B.Ü. kurtarılmış bölge mi?
"Boğaziçi Üniversitesi kurtarılmış bölge mi?" diye sormadan edemiyor insan. Üç akademisyen, bölücü bildiriyi imzalamalarının ötesinde ısrarla bildiriyi savundukları için tutuklandılar. Kimse ayağa kalkmadı, Boğaziçi'nin bazı hocaları ayağa kalktılar. Bazı öğrenciler de peşlerine taktılar. Hâlbuki Mimar Sinan Üniversitesi'nin bir öğretim üyesi de tutuklanmıştı. O üniversite de, Boğaziçi gibi devlet üniversitesi. Neden bir ses duymadık?
Tutuklamalara, soruşturmalara itiraz edenler lütfen ama lütfen 1128 imzalı o meş'ûm bildiriyi bir daha ama bir daha okusunlar.

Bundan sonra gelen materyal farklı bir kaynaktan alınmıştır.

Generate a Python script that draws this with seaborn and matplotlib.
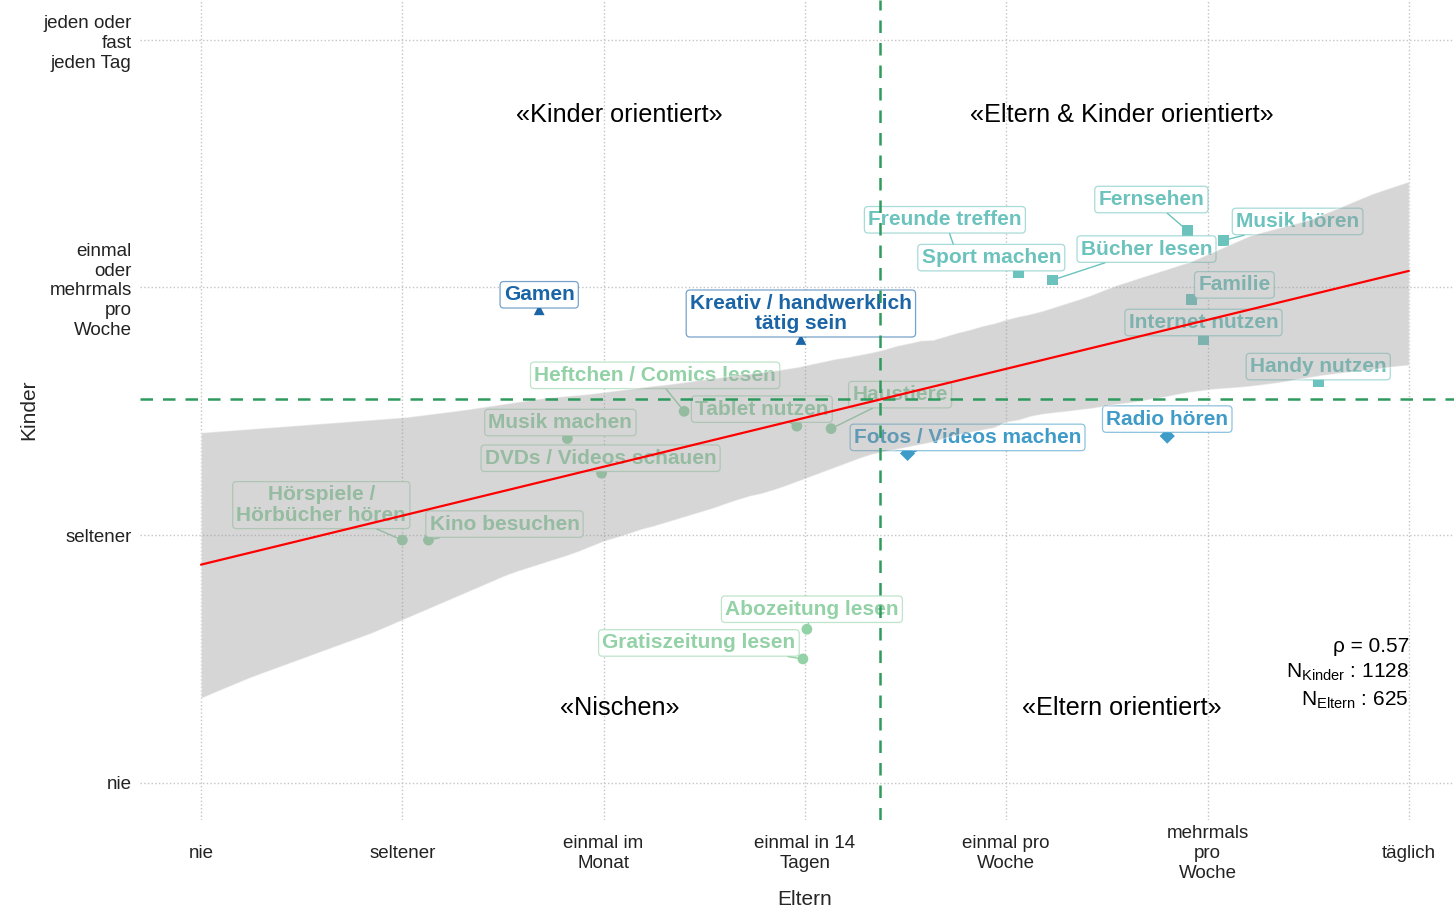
import numpy as np
import pandas as pd
import matplotlib
matplotlib.use("Agg")
import matplotlib.pyplot as plt
import matplotlib.colors as mcolors
import seaborn as sns

# Kategorien der Achsen
x_levels = ["nie", "seltener", "einmal im\nMonat", "einmal in 14\nTagen",
            "einmal pro\nWoche", "mehrmals\npro\nWoche", "täglich"]
y_levels = ["nie", "seltener", "einmal\noder\nmehrmals\npro\nWoche",
            "jeden oder\nfast\njeden Tag"]

# Aktivitaeten (Mittelwerte Eltern / Kinder)
aktivitaet = ["Gamen", "Kreativ / handwerklich\ntätig sein",
              "Fotos / Videos machen", "Radio hören",
              "Fernsehen", "Musik hören", "Freunde treffen", "Sport machen",
              "Bücher lesen", "Familie", "Internet nutzen", "Handy nutzen",
              "Heftchen / Comics lesen", "Tablet nutzen", "Haustiere",
              "Musik machen", "DVDs / Videos schauen",
              "Hörspiele /\nHörbücher hören", "Kino besuchen",
              "Abozeitung lesen", "Gratiszeitung lesen"]
eltern = [2.68, 3.98, 4.51, 5.80, 5.90, 6.08, 4.76, 5.06, 5.23, 5.92, 5.98,
          6.55, 3.40, 3.96, 4.13, 2.82, 2.99, 2.00, 2.13, 4.01, 3.99]
kinder = [2.91, 2.79, 2.33, 2.40, 3.23, 3.19, 3.12, 3.06, 3.03, 2.95, 2.79,
          2.62, 2.50, 2.44, 2.43, 2.39, 2.25, 1.98, 1.98, 1.62, 1.50]
gruppe = ["A", "A", "B", "B", "C", "C", "C", "C", "C", "C", "C", "C",
          "D", "D", "D", "D", "D", "D", "D", "D", "D"]

rho = 0.57
n_kinder = 1128
n_eltern = 625

# Label-Versatz in Pixeln (Layout)
label_dx = [0, 0, 60, 0, -36, 74, -13, -27, 94, 43, 0, 0,
            -29, -35, 69, -7, -1, -81, 76, 5, -104]
label_dy = [15, 26, 16, 17, 31, 19, 38, 15, 31, 15, 17, 15,
            36, 17, 34, 16, 15, 35, 16, 20, 16]

farben = {"A": "#1b65a6", "B": "#3f9bc8", "C": "#6cc3bd", "D": "#93d2a6"}
marker = {"A": "^", "B": "D", "C": "s", "D": "o"}

df = pd.DataFrame({"aktivitaet": aktivitaet, "eltern": eltern,
                   "kinder": kinder, "gruppe": gruppe})

sns.set_theme(style="white")
plt.rcParams["font.family"] = ["Liberation Sans", "DejaVu Sans"]
plt.rcParams["mathtext.fontset"] = "custom"
plt.rcParams["mathtext.rm"] = "Liberation Sans"

fig = plt.figure(figsize=(14.54, 9.11), dpi=100)
# Panel reicht rechts etwas ueber den Bildrand hinaus
ax = fig.add_axes([0.0963, 0.1, 0.9147, 0.9])

# Regressionslinie von nie bis taeglich
ax.set_xlim(1, 7)
sns.regplot(data=df, x="eltern", y="kinder", scatter=False, truncate=False,
            ci=98, seed=3, color="red", line_kws={"lw": 1.6, "zorder": 6}, ax=ax)
band = ax.collections[-1]
band.set_facecolor("#999999")
band.set_alpha(0.4)
band.set_zorder(4)

sns.scatterplot(data=df, x="eltern", y="kinder", hue="gruppe", style="gruppe",
                palette=farben, markers=marker, s=60, edgecolor="none",
                legend=False, zorder=2, ax=ax)

for i, row in df.iterrows():
    c = farben[row.gruppe]
    ax.annotate(row.aktivitaet, xy=(row.eltern, row.kinder),
                xytext=(label_dx[i], label_dy[i]), textcoords="offset pixels",
                ha="center", va="center", fontsize=15, fontweight="bold",
                color=c, linespacing=1.1, zorder=3,
                bbox=dict(boxstyle="round,pad=0.18", fc="white",
                          ec=mcolors.to_rgba(c, 0.6), lw=0.9),
                arrowprops=dict(arrowstyle="-", color=c, lw=1,
                                shrinkA=0, shrinkB=4))

# Mittelwerte als Quadrantengrenzen
ax.axvline(np.mean(eltern), color="#2e9a5e", ls=(0, (5, 4)), lw=1.8, zorder=5)
ax.axhline(np.mean(kinder), color="#2e9a5e", ls=(0, (5, 4)), lw=1.8, zorder=5)

quad = dict(fontsize=18.2, ha="center", va="center", color="black")
ax.text(3.08, 3.697, "«Kinder orientiert»", **quad)
ax.text(5.575, 3.697, "«Eltern & Kinder orientiert»", **quad)
ax.text(3.08, 1.303, "«Nischen»", **quad)
ax.text(5.575, 1.303, "«Eltern orientiert»", **quad)

stat = dict(fontsize=15, ha="right", va="center", color="black")
ax.text(7, 1.549, f"ρ = {rho}", **stat)
ax.text(7, 1.448, r"N$_{\mathrm{Kinder}}$ : " + str(n_kinder), **stat)
ax.text(7, 1.335, r"N$_{\mathrm{Eltern}}$ : " + str(n_eltern), **stat)

ax.set_xlim(0.697, 7.304)
ax.set_ylim(0.85, 4.161)
ax.set_xticks(range(1, 8))
ax.set_xticklabels(x_levels, fontsize=13.5, color="#222222", linespacing=1.22)
ax.set_yticks(range(1, 5))
ax.set_yticklabels(y_levels, fontsize=13.5, color="#222222", linespacing=1.22)
for t in ax.get_xticklabels():
    t.set_va("center")
ax.tick_params(axis="x", length=0, pad=24)
ax.tick_params(axis="y", length=0, pad=6)
ax.grid(True, color="#c4c4c4", ls=":", lw=1)
ax.set_axisbelow(True)
sns.despine(ax=ax, left=True, bottom=True)
ax.set_xlabel("Eltern", fontsize=15, labelpad=6)
ax.set_ylabel("Kinder", fontsize=15, labelpad=4)

fig.savefig("out.png", dpi=100)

Burada iki gün önce bildirinin özünü verdik. Tekrar tekrar yazmak istemiyorum. Bildirinin iler tutar bir tarafı yok. Entelektüel hissiyatını taşıyacak bir ağırlıktan da bahsedemeyiz. Doğrudan doğruya taraf olmuşlardır. Doğrudan doğruya PKK militanlarına moral aşılamak, cesaretlendirmek, "Yürü yavrum arkanda biz varız." demek istemişlerdir. Aksini iddia eden, "fikirlerini söylemişlerdir." diyen varsa hangi platformda olursa olsun çıksın karşıma, tartışalım! (Gülay Hanım, eğer fikirlerini söyledikleri iddiasındaysanız -en çok imza sizden- teklifime siz de dâhilsiniz!)

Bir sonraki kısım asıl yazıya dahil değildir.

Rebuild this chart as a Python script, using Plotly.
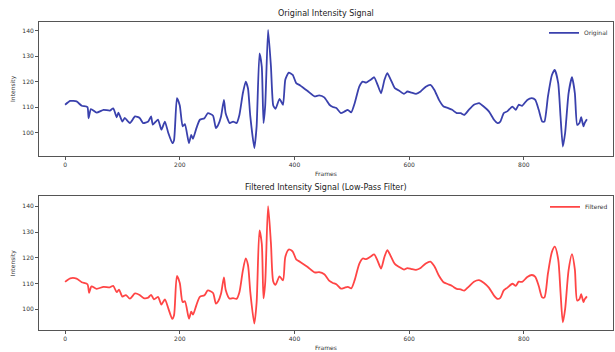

Elbette farklı düşüneceğiz. Hatta PKK'yı da savunabilir, bölücüleri haklı görebilirsiniz. Burada fikirler değil eylemler savunuluyor!
Marxistlikten gelenler, nereye çeksen oraya giden liberalliğe soyunanlar PKK'ya evrildiler. Komünizm yıkıldı, boşta kalmayalım, etnikçilik alalım, dediler; çünkü yükselen değer mikro milliyetçilik-ırkçılık! Ha komünist olmuşsun ha etnikçi-ırkçı... Hedef ülke bütünlüğü, millî birlik, Türk çatısı... (Türk'ü burada sakın etnik zemine oturtmayın! Kaybedersiniz. "Türk", Türkiye'de yaşayan herkesi üst kimlik olarak içine alır. Siyasî İslâmcılar da hotlamasın oradan! Milletin-ümmetin adını başka türlü koyamazlar.)
Boğaziçi üzerine epey yazdık. Bu üniversite başta olmak üzere birçok üniversite masaya yatırılmalıdır. Bu üniversite ve başka üniversitelerdekiler PKK'ya yanaşma cesaretini nereden alıyorlar? Bunun kaynağına inilmelidir. Benim şüphem bu üniversitelerde çekirdek bir örgüt var ve öğrencileri kışkırtıyor, öğretim üyelerini yönlendiriyor.
Boğaziçi'ndeki iki bomba düzenekli arabanın bulunmasını "tesadüf"le açıklayabilir miyiz? Vardır demiyorum, benim aklıma gelen birçok kişin aklına geliyordur, bir örgütlenme olabilir mi? Şu zamanda, hiçbir iddia göz ardı edilemez. (Savcılığın da, PKK'yı destekleyen bildirinin çıkış ve örgütlenme yeri olarak Boğaziçi'ni işaret ettiğini yazmıştım.)
Meğer YÖK Başkanı Prof. Dr. Yekta Saraç rektörlüklere bir yazı göndermiş ve PKK destekçileri hakkında gerekli muamelenin yapılmasını istemiş:
"Bir grup öğretim elemanı yayınladıkları bildiriyle devletimizin ülkemizde sürmekte olan teröre karşı mücadelesini katliam ve kıyım olarak nitelendirmiştir. Üniversiteniz kadrolarında bulunan ve mezkûr bildiriyi imzalayan personel hakkında gerekli işlemin başlatılmasını ve başkanlığımıza bilgi verilmesini rica ederim."
Hangi üniversitede "işlem" başlatıldığını bilemiyoruz. Ama Boğaziçi'nde YÖK'ün direktifinin hesaba katılmadığı anlaşılıyor ki bazı öğretim üyeleri ve öğrenciler örgütlenip yürüyüşe geçebiliyorlar, PKK bildirisini imzalayanlara destek çıkabiliyorlar.
Boğaziçi "kurtarılmış bölge" görüntüsü veriyor.
Gülay Rektör, iyi niyetinizin istismar edildiğini düşünüyor musunuz?